Hadoop can store and process any type of data by using multiple open-source BigData tools specially designed for the Hadoop ecosystem. Hadoop has many tools to process structured, semi-structured, and unstructured data, whereas Teradata mainly deals with structured tabular format data.

Multiple languages support:

Hadoop supports multiple programming language executions in parallel in the Hadoop ecosystem, unlike Teradata, which uses a query language to perform the operations over data.

Performance:

Hadoop has its own data warehousing tool called Hive. Hive also does not have any concept of a primary key. At the same time, Teradata here gets the advantage as it supports a primary key, which also pushes the performance of querying data using Teradata.

Data security:

Teradata is much more secure as compared to Hadoop.

Schema:

A well-defined schema is required before loading the data into Teradata, whereas there is no such concern in Hadoop.

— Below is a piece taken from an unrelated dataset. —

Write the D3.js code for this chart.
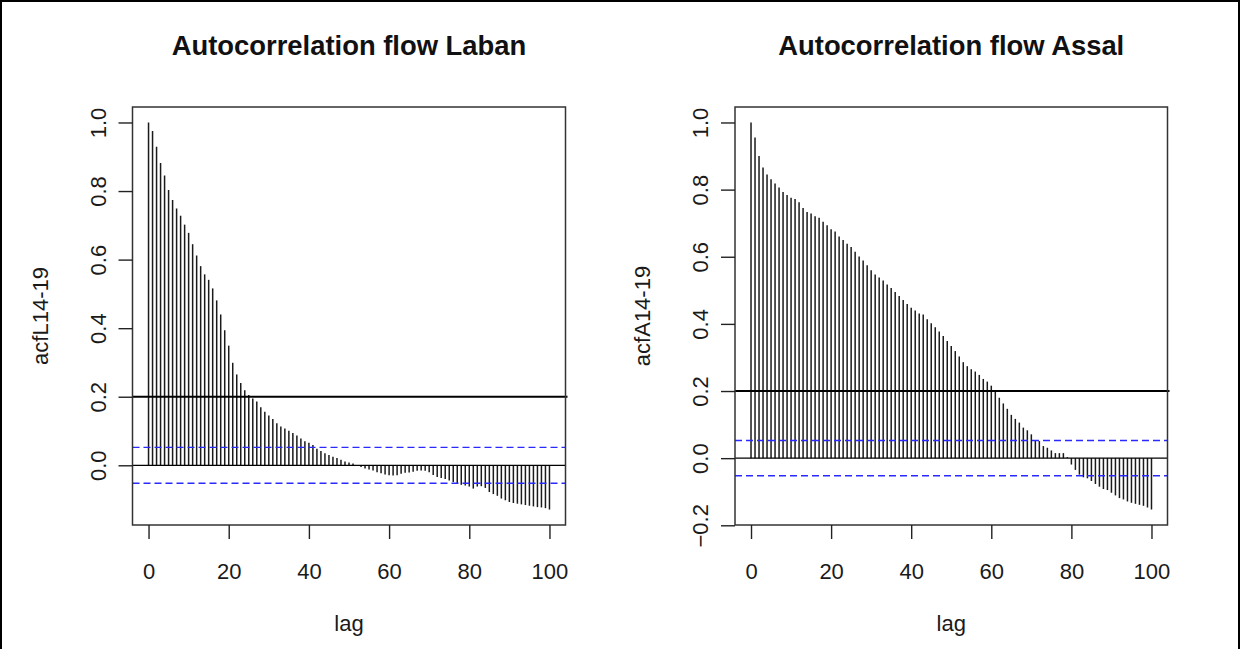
<!DOCTYPE html>
<html>
<head>
<meta charset="utf-8">
<script src="https://cdn.jsdelivr.net/npm/d3@7"></script>
<style>
  body { margin: 0; background: #fff; }
  svg { display: block; font-family: "Liberation Sans", Arial, sans-serif; }
</style>
</head>
<body>
<div id="chart"></div>
<script>
// lag index 0..100 for both series
var lags = d3.range(0, 101);

// acf values
var acfLaban = [
  1.000, 0.975, 0.929, 0.882, 0.845, 0.803, 0.774, 0.749, 0.728, 0.702,
  0.678, 0.645, 0.612, 0.581, 0.557, 0.541, 0.516, 0.481, 0.440, 0.394,
  0.349, 0.299, 0.265, 0.240, 0.219, 0.205, 0.195, 0.186, 0.169, 0.156,
  0.145, 0.135, 0.123, 0.113, 0.107, 0.101, 0.094, 0.087, 0.078, 0.070,
  0.066, 0.059, 0.048, 0.042, 0.035, 0.030, 0.025, 0.021, 0.016, 0.011,
  0.008, 0.005, 0.001, -0.005, -0.009, -0.012, -0.015, -0.020, -0.023, -0.027,
  -0.029, -0.030, -0.029, -0.025, -0.022, -0.021, -0.019, -0.016, -0.015, -0.016,
  -0.020, -0.028, -0.034, -0.037, -0.040, -0.044, -0.049, -0.053, -0.057, -0.059,
  -0.062, -0.068, -0.062, -0.061, -0.066, -0.078, -0.084, -0.089, -0.097, -0.102,
  -0.107, -0.110, -0.112, -0.114, -0.116, -0.118, -0.120, -0.122, -0.123, -0.125,
  -0.129
];

var acfAssal = [
  1.000, 0.955, 0.900, 0.866, 0.845, 0.831, 0.818, 0.806, 0.793, 0.784,
  0.776, 0.772, 0.762, 0.745, 0.733, 0.729, 0.721, 0.716, 0.704, 0.694,
  0.682, 0.675, 0.660, 0.650, 0.639, 0.629, 0.615, 0.601, 0.589, 0.575,
  0.560, 0.547, 0.538, 0.529, 0.517, 0.507, 0.495, 0.483, 0.471, 0.459,
  0.448, 0.440, 0.431, 0.428, 0.414, 0.402, 0.390, 0.377, 0.364, 0.349,
  0.334, 0.319, 0.303, 0.286, 0.274, 0.265, 0.258, 0.248, 0.236, 0.228,
  0.216, 0.203, 0.180, 0.163, 0.147, 0.129, 0.117, 0.106, 0.091, 0.083,
  0.071, 0.054, 0.051, 0.036, 0.031, 0.023, 0.015, 0.015, 0.015, 0.003,
  -0.019, -0.035, -0.049, -0.057, -0.060, -0.068, -0.077, -0.085, -0.092, -0.095,
  -0.103, -0.111, -0.119, -0.123, -0.129, -0.133, -0.136, -0.139, -0.142, -0.147,
  -0.153
];

var titles = ["Autocorrelation flow Laban", "Autocorrelation flow Assal"];
var yLabels = ["acfL14-19", "acfA14-19"];
var xTicks = [0, 20, 40, 60, 80, 100];
var yTicksL = [0, 0.2, 0.4, 0.6, 0.8, 1.0];
var yTicksA = [-0.2, 0, 0.2, 0.4, 0.6, 0.8, 1.0];
var ciBound = 0.0524;   // blue dashed band
var refLevel = 0.2;     // black abline

(function() {
    var W = 1240, H = 649;
    var plotTop = 107, plotBottom = 525;
    var font = '"Liberation Sans", Arial, sans-serif';

    var svg = d3.select('#chart').append('svg')
        .attr('width', W)
        .attr('height', H);

    svg.append('rect').attr('width', W).attr('height', H).attr('fill', '#fff');

    // outer frame
    svg.append('path')
        .attr('d', 'M1,' + H + 'V1H' + (W - 1) + 'V' + H)
        .attr('fill', 'none')
        .attr('stroke', '#000')
        .attr('stroke-width', 2);

    var panels = [
        { left: 132.5, right: 565.5, acf: acfLaban, yTicks: yTicksL, title: titles[0], ylab: yLabels[0] },
        { left: 735, right: 1167.5, acf: acfAssal, yTicks: yTicksA, title: titles[1], ylab: yLabels[1] }
    ];

    panels.forEach(function(p) {
        var g = svg.append('g');

        var xScale = d3.scaleLinear().domain([-4, 104]).range([p.left, p.right]);
        var lo = Math.min(d3.min(p.acf), -ciBound), hi = d3.max(p.acf);
        var pad = (hi - lo) * 0.04;
        var yScale = d3.scaleLinear().domain([lo - pad, hi + pad]).range([plotBottom, plotTop]);

        // bars (type = "h")
        g.selectAll('line.bar')
            .data(lags)
            .enter()
            .append('line')
            .attr('class', 'bar')
            .attr('x1', d => xScale(d))
            .attr('x2', d => xScale(d))
            .attr('y1', yScale(0))
            .attr('y2', d => yScale(p.acf[d]))
            .attr('stroke', '#1a1a1a')
            .attr('stroke-width', 1.5);

        // zero line
        g.append('line')
            .attr('x1', p.left).attr('x2', p.right)
            .attr('y1', yScale(0)).attr('y2', yScale(0))
            .attr('stroke', '#000').attr('stroke-width', 1.3);

        // confidence band
        [ciBound, -ciBound].forEach(function(v) {
            g.append('line')
                .attr('x1', p.left).attr('x2', p.right)
                .attr('y1', yScale(v)).attr('y2', yScale(v))
                .attr('stroke', '#2a2aff')
                .attr('stroke-width', 1.4)
                .attr('stroke-dasharray', '7,4');
        });

        // reference line at 0.2
        g.append('line')
            .attr('x1', p.left).attr('x2', p.right + 2)
            .attr('y1', yScale(refLevel)).attr('y2', yScale(refLevel))
            .attr('stroke', '#000').attr('stroke-width', 2);

        // box
        g.append('rect')
            .attr('x', p.left).attr('y', plotTop)
            .attr('width', p.right - p.left).attr('height', plotBottom - plotTop)
            .attr('fill', 'none')
            .attr('stroke', '#333')
            .attr('stroke-width', 1.5);

        // x axis
        var xAxis = d3.axisBottom(xScale).tickValues(xTicks).tickSizeInner(14).tickSizeOuter(0).tickPadding(24);
        var xAxisGroup = g.append('g').attr('transform', 'translate(0,' + plotBottom + ')').call(xAxis);
        xAxisGroup.select('.domain').remove();
        xAxisGroup.selectAll('line').attr('stroke', '#222').attr('stroke-width', 1.4);
        xAxisGroup.selectAll('text').attr('fill', '#1a1a1a').attr('font-size', 22).attr('font-family', font);

        // y axis with rotated labels
        var yAxis = d3.axisLeft(yScale).tickValues(p.yTicks).tickSizeInner(14).tickSizeOuter(0).tickFormat(d3.format('.1f'));
        var yAxisGroup = g.append('g').attr('transform', 'translate(' + p.left + ',0)').call(yAxis);
        yAxisGroup.select('.domain').remove();
        yAxisGroup.selectAll('line').attr('stroke', '#222').attr('stroke-width', 1.4);
        yAxisGroup.selectAll('text')
            .attr('x', null).attr('dy', null)
            .attr('fill', '#1a1a1a').attr('font-size', 22).attr('font-family', font)
            .attr('text-anchor', 'middle')
            .attr('transform', 'translate(-27,0) rotate(-90)');

        // titles and labels
        var cx = (p.left + p.right) / 2;
        g.append('text')
            .attr('x', cx).attr('y', 55)
            .attr('text-anchor', 'middle')
            .attr('font-size', 27.4).attr('font-weight', 'bold')
            .attr('fill', '#111')
            .text(p.title);

        g.append('text')
            .attr('x', cx).attr('y', 631)
            .attr('text-anchor', 'middle')
            .attr('font-size', 22).attr('fill', '#1a1a1a')
            .text('lag');

        g.append('text')
            .attr('transform', 'translate(' + (p.left - 85) + ',' + ((plotTop + plotBottom) / 2) + ') rotate(-90)')
            .attr('text-anchor', 'middle')
            .attr('font-size', 22).attr('fill', '#1a1a1a')
            .text(p.ylab);
    });
})();
</script>
</body>
</html>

Comparison Table Between Hadoop vs Teradata

Below are the lists of points that describe the Differences between Hadoop and Teradata :

Basis of Comparison	Teradata	Hadoop
Parallel Processing	The system divides the workload across its processors, distributing it evenly among them.	The system divides the workload among different nodes, each containing the relevant data. Each node independently processes its assigned task in parallel, resulting in a reduction in the overall time required to complete the task.
Share-nothing Architecture	Teradata task executing in a virtual processor is independent of the tasks in other virtual processors.	Task execution on any node of the Hadoop is independent to tasks executing on other nodes.
Highly Scalable	Adding more nodes or disks to the system is possible, but it will result in an increase in the licensing cost.	The processing and storage power can be increased by adding more nodes or disks as and when required.
Automatic Data Distribution	In Teradata, the hashing operation is performed on the primary key of a table to evenly distribute the data across the disks.	In Hadoop, the data is distributed among the nodes based on the available space in the data nodes.
Multiple Copies of the Data	Yes	Yes
Hardware Fault Tolerance	If a job fails, it will be automatically triggered on a different processor with a different replica of the data.	If a job or node fails, the same job will be triggered on a different node where a replica of the data is present.
Capital Investment	Huge( Software Licensing + hardware )	Less ( Commodity hardware ( less expensive ) and no license ).
Speed of Processing	Comparatively faster than Hadoop.	Comparatively slower than Teradata.
Handles type of Data Storage	Can store Structured, Semi-structured as well as unstructured data.	Can store Structured, Semi-structured as well as unstructured data.
Difficulty in processing Unstructured and Semi-structured data	Comparatively difficult than Hadoop.	Comparatively easier than Teradata.
Ease of Code Development	Easy to use as SQL query needs to be written.	Bit difficult as coding needs to be done in languages like Java/python etc, for writing mappers and reducers.

Conclusion

So, here now, we can conclude whether one should go for Hadoop vs Teradata based on three major factors, i.e. investment cost, execution time, and type of data dealing with. If less investment cost is the major factor and users can compromise with execution time, then one must choose Hadoop over Teradata. If fast execution is a priority of the user and one can invest in the licensing cost of Teradata, then one must go for Teradata.